Richard Norton Smith, a historian who has run the presidential libraries of Republicans Herbert Hoover, Dwight Eisenhower, Gerald Ford and Ronald Reagan, is pessimistic about the party's prospects. He thinks the correct analogy is not 1988 but 1920 or 1952—when an unpopular war and an equally unpopular president spelled doom for the party in the White House. He thinks 2008 is shaping up not only as a narrow defeat for the GOP but a decisive "repudiation."
Many Republicans see Barack Obama as the natural heir of George McGovern—an antiwar liberal with an avid but narrow base who is perfectly positioned to lose. They are also reminded of Michael Dukakis and his difficulty connecting with white males and working-class voters.
But Smith sees a big difference: In 1988, when Dukakis lost, the outgoing Republican president was popular, with an approval rating above 50 percent.

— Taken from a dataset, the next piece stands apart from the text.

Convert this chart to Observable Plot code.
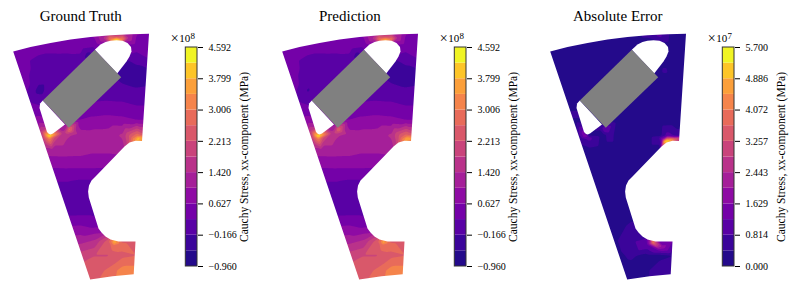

Not so today.
Against trends like this, he strongly doubts that voters will put much weight on factors like Obama's associations with radical preachers or his flag-free lapel. Thanks to the Democratic contest, those matters have been fully aired, without fatal effect, and they are likely to sound stale and irrelevant by November.
In his view, the portents are all ominous for the Republican Party and its nominee. "Why do you think the race started so early? Why do you think turnout has been so high?" he asks. "A desire to put this chapter behind us."
The fallout is already apparent. In recent months, Republicans have lost two special elections to fill seats that had been GOP strongholds. Those shocks prompted former House Speaker Newt Gingrich to warn that come November, his party faces the prospect of "a real disaster."
The bad news for Republicans is that objective factors are conspiring to produce a Democratic victory. The good news? If the Democrats can't win this year, they may never.